Maybe I should get him a launcher with a bigger spring:cheers:
 
I shoot 1 1/4 oz copper plated 5's at 1200 fps. I have taken just about 800 pheasants in the last 12 years (I have hunted as many as 5 states a year and now hunt about 3). I found that what little effect I got from shooting 1400 fps rounds was negated by the flinch it gave me on my light o/u. I shot a flat of prairie storms I was given from a friend and found them to shoot about a choke and a half tighter than normal. A lot more birds flat out missed or turned inside out than I am used to.
 
Well, I shoot the Fiocchi Golden Pheasant in 6's. And I do well on everything. I rarely miss, and I have only lost two birds in the last 5 years or so.

Not to brag here, but I have taken 5 honest doubles in the past two years, two on pheasant, two on quail, and one on blue grouse. And I could have had another on pheasant but it was a bright day and I wasn't sure if the second bird flying straight away was a hen or a rooster. Turned out it was a rooster, but by the time I realized that he was out of range....but I had him.

And I used to be a terrible shot. Absolutely terrible. Missed far more than I ever hit. Now it is a genuine surprise if I miss.

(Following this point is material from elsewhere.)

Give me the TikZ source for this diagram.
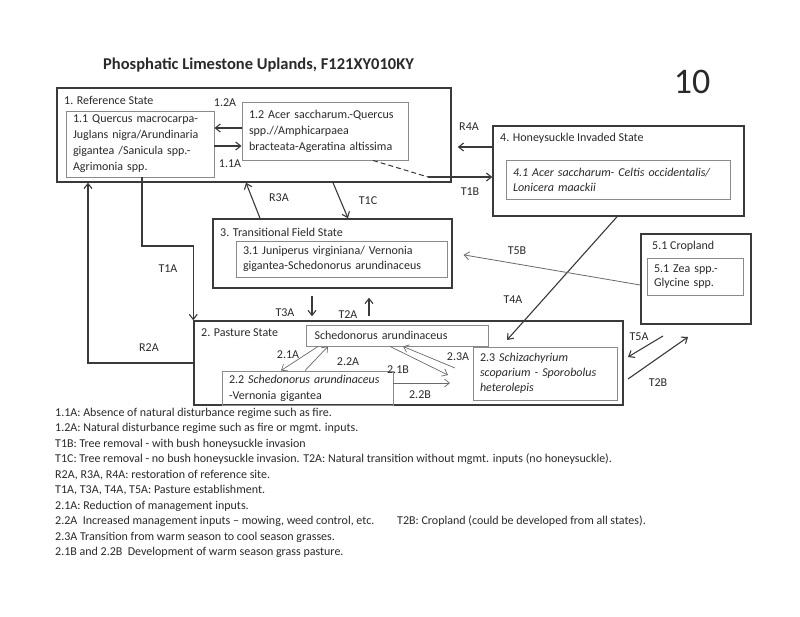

There's no secret to good shooting. It is a simple matter of doing a few things right, and then the birds start dropping. I am going to start a new thread on this subject just to clarify.
 
new thread

i don't care what kinda shot you are nor the load or the gun, if you have only lost 2 birds in the last 5 years or so it is cause you haven't shot at and or killed very many, your statistics are kinda funny actually, oh yes, i also don't care what kind of dog or dogs you are using either, maybe it is the pheasant farm stuff you are shooting.

cheers
 
Good old Mustistuff. I never hunt pheasant farms. And I don't care what you think of my statistics. And I take plenty of birds. Believe it or not. My tips are on another thread.